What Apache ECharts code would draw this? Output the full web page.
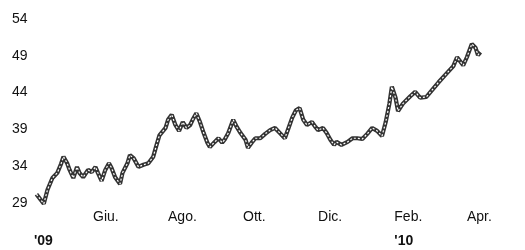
<!DOCTYPE html>
<html>
<head>
<meta charset="utf-8">
<script src="https://cdn.jsdelivr.net/npm/echarts@6/dist/echarts.min.js"></script>
<style>
  html, body { margin: 0; padding: 0; background: #fff; }
  #chart { width: 525px; height: 250px; }
</style>
</head>
<body>
<div id="chart"></div>
<script>
// values, roughly every few days
const dates = [
  '2009-04-16', '2009-04-22', '2009-04-25', '2009-04-29', '2009-05-03', '2009-05-06', '2009-05-08',
  '2009-05-11', '2009-05-13', '2009-05-16', '2009-05-19', '2009-05-21', '2009-05-24', '2009-05-28',
  '2009-05-31', '2009-06-03', '2009-06-05', '2009-06-08', '2009-06-11', '2009-06-14', '2009-06-16',
  '2009-06-19', '2009-06-23', '2009-06-25', '2009-06-29', '2009-07-01', '2009-07-04', '2009-07-08',
  '2009-07-12', '2009-07-16', '2009-07-20', '2009-07-22', '2009-07-25', '2009-07-30', '2009-08-01',
  '2009-08-04', '2009-08-07', '2009-08-10', '2009-08-13', '2009-08-16', '2009-08-19', '2009-08-21',
  '2009-08-24', '2009-08-27', '2009-08-30', '2009-09-02', '2009-09-04', '2009-09-08', '2009-09-11',
  '2009-09-14', '2009-09-16', '2009-09-19', '2009-09-23', '2009-09-26', '2009-09-29', '2009-10-03',
  '2009-10-05', '2009-10-08', '2009-10-11', '2009-10-15', '2009-10-19', '2009-10-23', '2009-10-27',
  '2009-10-31', '2009-11-04', '2009-11-07', '2009-11-10', '2009-11-13', '2009-11-16', '2009-11-19',
  '2009-11-22', '2009-11-26', '2009-11-29', '2009-12-01', '2009-12-05', '2009-12-08', '2009-12-11',
  '2009-12-14', '2009-12-16', '2009-12-20', '2009-12-25', '2009-12-29', '2010-01-02', '2010-01-06',
  '2010-01-10', '2010-01-14', '2010-01-18', '2010-01-22', '2010-01-25', '2010-01-28', '2010-01-30',
  '2010-02-02', '2010-02-04', '2010-02-08', '2010-02-14', '2010-02-18', '2010-02-22', '2010-02-27',
  '2010-03-04', '2010-03-09', '2010-03-15', '2010-03-21', '2010-03-24', '2010-03-29', '2010-04-01',
  '2010-04-05', '2010-04-08', '2010-04-10', '2010-04-12'
]
const values = [
  30.2, 28.9, 30.8, 32.4, 33.1, 34.3, 35.3,
  34.4, 33.5, 32.4, 33.9, 33.1, 32.5, 33.5,
  33.2, 33.9, 33.1, 32.0, 33.5, 34.4, 33.8,
  32.5, 31.6, 33.1, 34.4, 35.5, 35.1, 33.9,
  34.2, 34.4, 35.3, 36.5, 38.2, 39.2, 40.3,
  41.0, 39.6, 38.8, 40.0, 39.2, 39.6, 40.3,
  41.2, 40.0, 38.5, 37.2, 36.6, 37.3, 37.8,
  37.2, 37.6, 38.5, 40.3, 39.3, 38.5, 37.6,
  36.5, 37.2, 37.8, 37.8, 38.4, 38.9, 39.2,
  38.5, 37.8, 39.2, 40.6, 41.6, 41.9, 40.3,
  39.6, 40.0, 39.3, 38.9, 39.2, 38.5, 37.6,
  36.9, 37.3, 36.9, 37.3, 37.8, 37.8, 37.7,
  38.4, 39.2, 38.8, 38.1, 40.0, 42.5, 44.8,
  43.3, 41.5, 42.5, 43.5, 44.1, 43.3, 43.4,
  44.4, 45.4, 46.5, 47.6, 48.8, 47.7, 48.8,
  50.6, 50.1, 49.1, 49.5
]

const tickDates = ['2009-04-14', '2009-06-01', '2009-08-01', '2009-10-01', '2009-12-01', '2010-02-01', '2010-04-01']
const monthLabels = ['', 'Giu.', 'Ago.', 'Ott.', 'Dic.', 'Feb.', 'Apr.']
const yearLabels = ["'09", '', '', '', '', "'10", '']
const yTicks = [29, 34, 39, 44, 49, 54]

const toTime = (s) => {
  const [y, m, d] = s.split('-').map(Number)
  return Date.UTC(y, m - 1, d)
}
const tickTimes = tickDates.map(toTime)
const points = dates.map((d, i) => [toTime(d), values[i]])

const chart = echarts.init(document.getElementById('chart'), null, { renderer: 'canvas' })

const font = 'Liberation Sans, Arial, sans-serif'

const option = {
  animation: false,
  backgroundColor: '#fff',
  textStyle: { fontFamily: font },
  grid: {
    left: 31.5, right: 28.6, top: 11.6, bottom: 39.6,
    containLabel: false,
    outerBoundsMode: 'none'
  },
  xAxis: {
    type: 'value',
    min: toTime('2009-04-12'),
    max: toTime('2010-04-25'),
    axisLine: { show: false },
    axisTick: { show: false },
    splitLine: { show: false },
    axisLabel: {
      customValues: tickTimes,
      showMinLabel: true,
      showMaxLabel: true,
      hideOverlap: false,
      align: 'left',
      margin: -5,
      color: '#111',
      fontFamily: font,
      fontSize: 14,
      lineHeight: 24,
      formatter: (val) => {
        const i = tickTimes.indexOf(val)
        if (i < 0) return ''
        return monthLabels[i] + (yearLabels[i] ? '\n{yr|' + yearLabels[i] + '}' : '')
      },
      rich: {
        yr: { fontSize: 14, fontWeight: 'bold', color: '#111', lineHeight: 24, fontFamily: font }
      }
    }
  },
  yAxis: {
    type: 'value',
    min: 28,
    max: 55,
    axisLine: { show: false },
    axisTick: { show: false },
    splitLine: { show: false },
    axisLabel: {
      customValues: yTicks,
      margin: 4,
      color: '#111',
      fontFamily: font,
      fontSize: 14
    }
  },
  series: [
    {
      type: 'line',
      data: points,
      showSymbol: false,
      lineStyle: { color: '#333', width: 4.2 }
    },
    {
      // speckled look of the printed line
      type: 'line',
      data: points,
      showSymbol: false,
      silent: true,
      lineStyle: { color: '#fff', width: 1.2, type: [2, 2] }
    }
  ]
}

chart.setOption(option)
</script>
</body>
</html>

____________________

(TASK DIRECTIONS): Your task is to repeat the data above exactly while excluding the pictures.

(FULL SOLUTION):
What Apache ECharts code would draw this? Output the full web page.
<!DOCTYPE html>
<html>
<head>
<meta charset="utf-8">
<script src="https://cdn.jsdelivr.net/npm/echarts@6/dist/echarts.min.js"></script>
<style>
  html, body { margin: 0; padding: 0; background: #fff; }
  #chart { width: 525px; height: 250px; }
</style>
</head>
<body>
<div id="chart"></div>
<script>
// values, roughly every few days
const dates = [
  '2009-04-16', '2009-04-22', '2009-04-25', '2009-04-29', '2009-05-03', '2009-05-06', '2009-05-08',
  '2009-05-11', '2009-05-13', '2009-05-16', '2009-05-19', '2009-05-21', '2009-05-24', '2009-05-28',
  '2009-05-31', '2009-06-03', '2009-06-05', '2009-06-08', '2009-06-11', '2009-06-14', '2009-06-16',
  '2009-06-19', '2009-06-23', '2009-06-25', '2009-06-29', '2009-07-01', '2009-07-04', '2009-07-08',
  '2009-07-12', '2009-07-16', '2009-07-20', '2009-07-22', '2009-07-25', '2009-07-30', '2009-08-01',
  '2009-08-04', '2009-08-07', '2009-08-10', '2009-08-13', '2009-08-16', '2009-08-19', '2009-08-21',
  '2009-08-24', '2009-08-27', '2009-08-30', '2009-09-02', '2009-09-04', '2009-09-08', '2009-09-11',
  '2009-09-14', '2009-09-16', '2009-09-19', '2009-09-23', '2009-09-26', '2009-09-29', '2009-10-03',
  '2009-10-05', '2009-10-08', '2009-10-11', '2009-10-15', '2009-10-19', '2009-10-23', '2009-10-27',
  '2009-10-31', '2009-11-04', '2009-11-07', '2009-11-10', '2009-11-13', '2009-11-16', '2009-11-19',
  '2009-11-22', '2009-11-26', '2009-11-29', '2009-12-01', '2009-12-05', '2009-12-08', '2009-12-11',
  '2009-12-14', '2009-12-16', '2009-12-20', '2009-12-25', '2009-12-29', '2010-01-02', '2010-01-06',
  '2010-01-10', '2010-01-14', '2010-01-18', '2010-01-22', '2010-01-25', '2010-01-28', '2010-01-30',
  '2010-02-02', '2010-02-04', '2010-02-08', '2010-02-14', '2010-02-18', '2010-02-22', '2010-02-27',
  '2010-03-04', '2010-03-09', '2010-03-15', '2010-03-21', '2010-03-24', '2010-03-29', '2010-04-01',
  '2010-04-05', '2010-04-08', '2010-04-10', '2010-04-12'
]
const values = [
  30.2, 28.9, 30.8, 32.4, 33.1, 34.3, 35.3,
  34.4, 33.5, 32.4, 33.9, 33.1, 32.5, 33.5,
  33.2, 33.9, 33.1, 32.0, 33.5, 34.4, 33.8,
  32.5, 31.6, 33.1, 34.4, 35.5, 35.1, 33.9,
  34.2, 34.4, 35.3, 36.5, 38.2, 39.2, 40.3,
  41.0, 39.6, 38.8, 40.0, 39.2, 39.6, 40.3,
  41.2, 40.0, 38.5, 37.2, 36.6, 37.3, 37.8,
  37.2, 37.6, 38.5, 40.3, 39.3, 38.5, 37.6,
  36.5, 37.2, 37.8, 37.8, 38.4, 38.9, 39.2,
  38.5, 37.8, 39.2, 40.6, 41.6, 41.9, 40.3,
  39.6, 40.0, 39.3, 38.9, 39.2, 38.5, 37.6,
  36.9, 37.3, 36.9, 37.3, 37.8, 37.8, 37.7,
  38.4, 39.2, 38.8, 38.1, 40.0, 42.5, 44.8,
  43.3, 41.5, 42.5, 43.5, 44.1, 43.3, 43.4,
  44.4, 45.4, 46.5, 47.6, 48.8, 47.7, 48.8,
  50.6, 50.1, 49.1, 49.5
]

const tickDates = ['2009-04-14', '2009-06-01', '2009-08-01', '2009-10-01', '2009-12-01', '2010-02-01', '2010-04-01']
const monthLabels = ['', 'Giu.', 'Ago.', 'Ott.', 'Dic.', 'Feb.', 'Apr.']
const yearLabels = ["'09", '', '', '', '', "'10", '']
const yTicks = [29, 34, 39, 44, 49, 54]

const toTime = (s) => {
  const [y, m, d] = s.split('-').map(Number)
  return Date.UTC(y, m - 1, d)
}
const tickTimes = tickDates.map(toTime)
const points = dates.map((d, i) => [toTime(d), values[i]])

const chart = echarts.init(document.getElementById('chart'), null, { renderer: 'canvas' })

const font = 'Liberation Sans, Arial, sans-serif'

const option = {
  animation: false,
  backgroundColor: '#fff',
  textStyle: { fontFamily: font },
  grid: {
    left: 31.5, right: 28.6, top: 11.6, bottom: 39.6,
    containLabel: false,
    outerBoundsMode: 'none'
  },
  xAxis: {
    type: 'value',
    min: toTime('2009-04-12'),
    max: toTime('2010-04-25'),
    axisLine: { show: false },
    axisTick: { show: false },
    splitLine: { show: false },
    axisLabel: {
      customValues: tickTimes,
      showMinLabel: true,
      showMaxLabel: true,
      hideOverlap: false,
      align: 'left',
      margin: -5,
      color: '#111',
      fontFamily: font,
      fontSize: 14,
      lineHeight: 24,
      formatter: (val) => {
        const i = tickTimes.indexOf(val)
        if (i < 0) return ''
        return monthLabels[i] + (yearLabels[i] ? '\n{yr|' + yearLabels[i] + '}' : '')
      },
      rich: {
        yr: { fontSize: 14, fontWeight: 'bold', color: '#111', lineHeight: 24, fontFamily: font }
      }
    }
  },
  yAxis: {
    type: 'value',
    min: 28,
    max: 55,
    axisLine: { show: false },
    axisTick: { show: false },
    splitLine: { show: false },
    axisLabel: {
      customValues: yTicks,
      margin: 4,
      color: '#111',
      fontFamily: font,
      fontSize: 14
    }
  },
  series: [
    {
      type: 'line',
      data: points,
      showSymbol: false,
      lineStyle: { color: '#333', width: 4.2 }
    },
    {
      // speckled look of the printed line
      type: 'line',
      data: points,
      showSymbol: false,
      silent: true,
      lineStyle: { color: '#fff', width: 1.2, type: [2, 2] }
    }
  ]
}

chart.setOption(option)
</script>
</body>
</html>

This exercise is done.